> **Data section**:

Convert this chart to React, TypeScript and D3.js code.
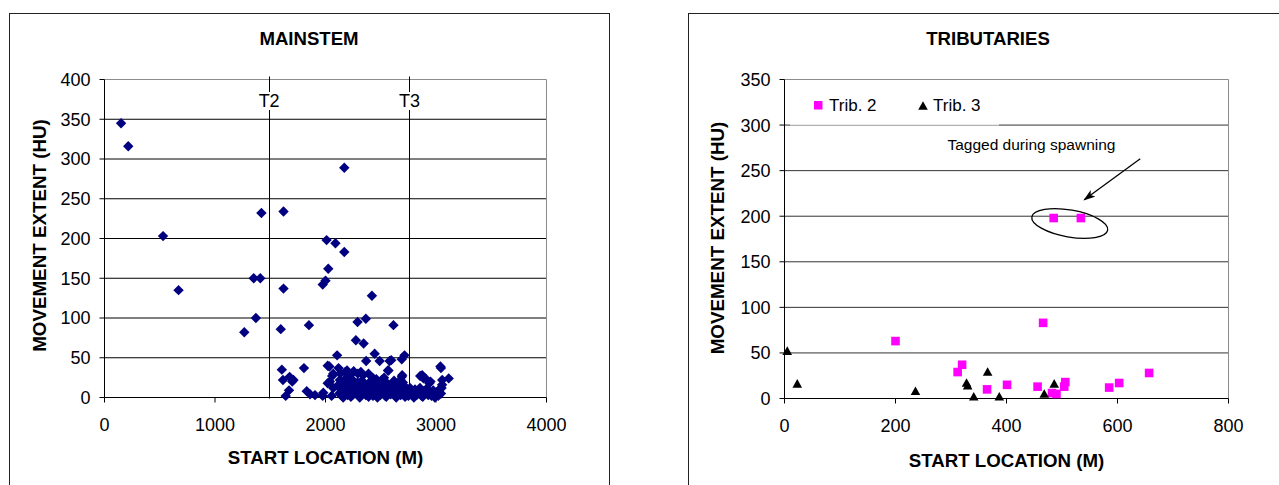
import React from "react";
import * as d3 from "d3";

// mainstem fish: start location (m) and movement extent (HU)
const mainX = [
  150, 215, 530, 670, 1265, 1350, 1410, 1370, 1420, 1620, 1620, 1595, 1850, 2170, 2010, 2090, 2170, 2025, 1975, 2000,
  2420, 2290, 2365, 2615, 2275, 2345, 2105, 2445, 2715, 2690, 2490, 2595, 2580, 2368, 3040, 3045, 3115, 1605, 1805, 1615,
  1675, 1710, 1670, 1640, 1830, 1860, 1905, 1980, 1975, 2035, 2020, 2060, 2020, 2118, 2195, 2255, 2320, 2340, 2565, 2691,
  2857, 2887, 2940, 3055, 1699, 2070, 2040, 2070, 2055, 2293, 2389, 2434, 2510, 2178, 2224, 2133, 2875, 2905, 2950, 2694,
  2680, 3056, 2570,
  2110, 2125, 2140, 2150, 2160, 2175, 2190, 2200, 2215, 2225, 2240, 2250, 2265, 2280, 2290, 2300, 2315, 2325, 2340, 2355,
  2365, 2380, 2395, 2405, 2420, 2430, 2445, 2455, 2470, 2485, 2495, 2510, 2525, 2540, 2550, 2560, 2575, 2590, 2600, 2615,
  2630, 2640, 2655, 2665, 2680, 2695, 2710, 2720, 2735, 2750, 2765, 2780, 2795, 2810, 2825, 2840, 2855, 2870, 2885, 2900,
  2915, 2930, 2945, 2960, 2975, 2990, 3005, 3020, 3030, 3045, 3050, 2130, 2185, 2245, 2330, 2460, 2530, 2620, 2700, 2160,
  2230, 2310, 2390, 2470, 2550, 2640, 2720, 2800, 2880, 2990,
];
const mainY = [
  345, 316, 203, 135, 82, 150, 150, 100, 232, 234, 137, 86, 91, 289, 198, 194, 183, 162, 142, 147,
  128, 95, 99, 91, 72, 68, 53, 55, 53, 48, 46, 47, 46, 46, 39, 37, 24, 35, 37, 22,
  26, 22, 9, 2, 8, 4, 3, 6, 2, 39, 40, 27, 18, 37, 34, 33, 32, 28, 34, 26,
  27, 24, 18, 16, 20, 30, 20, 12, 2, 30, 30, 24, 22, 32, 28, 30, 28, 24, 20, 28,
  22, 22, 34,
  15, 5, 10, 2, 18, 8, 14, 3, 20, 9, 16, 4, 12, 7, 19, 2, 14, 6, 10, 17,
  3, 12, 6, 20, 9, 2, 15, 5, 11, 18, 3, 8, 14, 2, 19, 7, 12, 4, 16, 9,
  2, 13, 6, 18, 3, 10, 15, 5, 8, 2, 12, 6, 4, 10, 3, 7, 12, 2, 8, 5,
  11, 3, 7, 2, 9, 4, 6, 2, 10, 5, 12, 22, 24, 22, 21, 23, 25, 21, 19, 0,
  1, 0, 1, 0, 1, 0, 1, 0, 1, 0,
];

// tributary fish
const trib2X = [200, 312, 320, 365, 401, 456, 466, 485, 534, 482, 490, 504, 506, 585, 603, 657];
const trib2Y = [63, 29, 37, 10, 15, 13, 83, 198, 198, 6, 5, 13, 18, 12, 17, 28];
const trib3X = [5, 23, 236, 328, 330, 341, 366, 387, 468, 486];
const trib3Y = [52, 16, 8, 17, 14, 2, 29, 2, 5, 16];

const mainXTicks = [0, 1000, 2000, 3000, 4000];
const mainYTicks = [0, 50, 100, 150, 200, 250, 300, 350, 400];
const tribXTicks = [0, 200, 400, 600, 800];
const tribYTicks = [0, 50, 100, 150, 200, 250, 300, 350];

const tribMouths = ["T2", "T3"];
const tribMouthX = [1490, 2760];

const font = "'Liberation Sans', Arial, sans-serif";

const mx = d3.scaleLinear().domain([0, 4000]).range([104.5, 546.5]);
const my = d3.scaleLinear().domain([0, 400]).range([397.5, 79.5]);
const tx = d3.scaleLinear().domain([0, 800]).range([784.5, 1228.5]);
const ty = d3.scaleLinear().domain([0, 350]).range([398.5, 79.5]);

const diamond = "M0,-5.2L5.2,0L0,5.2L-5.2,0Z";
const triangle = "M0,-4.8L4.8,3.8L-4.8,3.8Z";

function Axes({ x, y, xTicks, yTicks, gridColor }) {
  const [x0, x1] = x.range();
  const [y0, y1] = y.range();
  const yMax = yTicks[yTicks.length - 1];
  return (
    <g>
      {yTicks.filter(t => t > 0 && t < yMax).map(t => (
        <line key={"g" + t} x1={x0} x2={x1} y1={y(t)} y2={y(t)} stroke={gridColor} />
      ))}
      <line x1={x0} x2={x1} y1={y1} y2={y1} stroke="#8c8c8c" />
      <line x1={x1} x2={x1} y1={y1} y2={y0} stroke="#8c8c8c" />
      <line x1={x0} x2={x0} y1={y1} y2={y0} stroke="#000" />
      <line x1={x0} x2={x1} y1={y0} y2={y0} stroke="#000" />
      {yTicks.map(t => (
        <g key={"y" + t}>
          <line x1={x0 - 5} x2={x0} y1={y(t)} y2={y(t)} stroke="#000" />
          <text x={x0 - 14} y={y(t)} dy="0.36em" textAnchor="end" fontSize={18}>{t}</text>
        </g>
      ))}
      {xTicks.map(t => (
        <g key={"x" + t}>
          <line x1={x(t)} x2={x(t)} y1={y0} y2={y0 + 5} stroke="#000" />
          <text x={x(t)} y={y0 + 33} textAnchor="middle" fontSize={18}>{t}</text>
        </g>
      ))}
    </g>
  );
}

function Mainstem() {
  const [x0, x1] = mx.range();
  const [y0, y1] = my.range();
  const cy = (y0 + y1) / 2;
  return (
    <g>
      <rect x={9.5} y={13.5} width={600} height={490} fill="#fff" stroke="#222" />
      <text x={309} y={45} textAnchor="middle" fontSize={18.6} fontWeight="bold">MAINSTEM</text>
      <Axes x={mx} y={my} xTicks={mainXTicks} yTicks={mainYTicks} gridColor="#000" />
      {tribMouths.map((m, i) => (
        <g key={m}>
          <line x1={Math.round(mx(tribMouthX[i])) + 0.5} x2={Math.round(mx(tribMouthX[i])) + 0.5}
            y1={y1 - 3} y2={y0 + 1} stroke="#000" />
          <rect x={mx(tribMouthX[i]) - 13} y={my(373) - 9} width={26} height={18} fill="#fff" />
          <text x={mx(tribMouthX[i])} y={my(373)} dy="0.36em" textAnchor="middle" fontSize={18}>{m}</text>
        </g>
      ))}
      {mainX.map((v, i) => (
        <path key={i} d={diamond} transform={`translate(${mx(v)},${my(mainY[i])})`} fill="#000080" />
      ))}
      <text x={(x0 + x1) / 2} y={464} textAnchor="middle" fontSize={18.7} fontWeight="bold">START LOCATION (M)</text>
      <text transform={`translate(46,${cy - 3}) rotate(-90)`} textAnchor="middle" fontSize={18.8} fontWeight="bold">
        MOVEMENT EXTENT (HU)
      </text>
    </g>
  );
}

function Tributaries() {
  const [x0, x1] = tx.range();
  const [y0, y1] = ty.range();
  const cy = (y0 + y1) / 2;
  const ecx = tx(514);
  const ecy = ty(192);
  return (
    <g>
      <defs>
        <marker id="arrow" viewBox="0 0 12 8" refX={11} refY={4} markerWidth={12} markerHeight={8}
          markerUnits="userSpaceOnUse" orient="auto">
          <path d="M0,0L12,4L0,8L3,4Z" fill="#000" />
        </marker>
      </defs>
      <rect x={688.5} y={13.5} width={600} height={490} fill="#fff" stroke="#222" />
      <text x={988} y={45} textAnchor="middle" fontSize={18.6} fontWeight="bold">TRIBUTARIES</text>
      <Axes x={tx} y={ty} xTicks={tribXTicks} yTicks={tribYTicks} gridColor="#333" />
      <rect x={790} y={86} width={209} height={39} fill="#fff" />
      <line x1={790} x2={999} y1={ty(300)} y2={ty(300)} stroke="#d0d0d0" />
      <rect x={814} y={101} width={8.5} height={8.5} fill="#ff00ff" />
      <text x={829} y={105} dy="0.36em" fontSize={17}>Trib. 2</text>
      <path d={triangle} transform="translate(923,106)" fill="#000" />
      <text x={933} y={105} dy="0.36em" fontSize={17}>Trib. 3</text>
      {trib2X.map((v, i) => (
        <rect key={"p" + i} x={tx(v) - 4.3} y={ty(trib2Y[i]) - 4.3} width={8.6} height={8.6} fill="#ff00ff" />
      ))}
      {trib3X.map((v, i) => (
        <path key={"t" + i} d={triangle} transform={`translate(${tx(v)},${ty(trib3Y[i])})`} fill="#000" />
      ))}
      <text x={tx(445)} y={ty(279)} dy="0.36em" textAnchor="middle" fontSize={15.5}>Tagged during spawning</text>
      <line x1={tx(641)} y1={ty(263)} x2={tx(540)} y2={ty(218)} stroke="#000" strokeWidth={1.3} markerEnd="url(#arrow)" />
      <ellipse cx={ecx} cy={ecy} rx={38.5} ry={13.5} transform={`rotate(10,${ecx},${ecy})`}
        fill="none" stroke="#000" strokeWidth={1.3} />
      <text x={(x0 + x1) / 2} y={467} textAnchor="middle" fontSize={18.7} fontWeight="bold">START LOCATION (M)</text>
      <text transform={`translate(724,${cy - 1}) rotate(-90)`} textAnchor="middle" fontSize={18.8} fontWeight="bold">
        MOVEMENT EXTENT (HU)
      </text>
    </g>
  );
}

export default function App() {
  return (
    <svg width={1279} height={485} style={{ position: "absolute", left: 0, top: 0, background: "#fff" }}
      fontFamily={font} shapeRendering="auto">
      <rect width={1279} height={485} fill="#fff" />
      <Mainstem />
      <Tributaries />
    </svg>
  );
}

> **What you should do**:
From the first line of the material down to the line containing "import * as", inclusive, return each line exactly, skipping any picture.

> **Result of this task**:
Convert this chart to React, TypeScript and D3.js code.
import React from "react";
import * as d3 from "d3";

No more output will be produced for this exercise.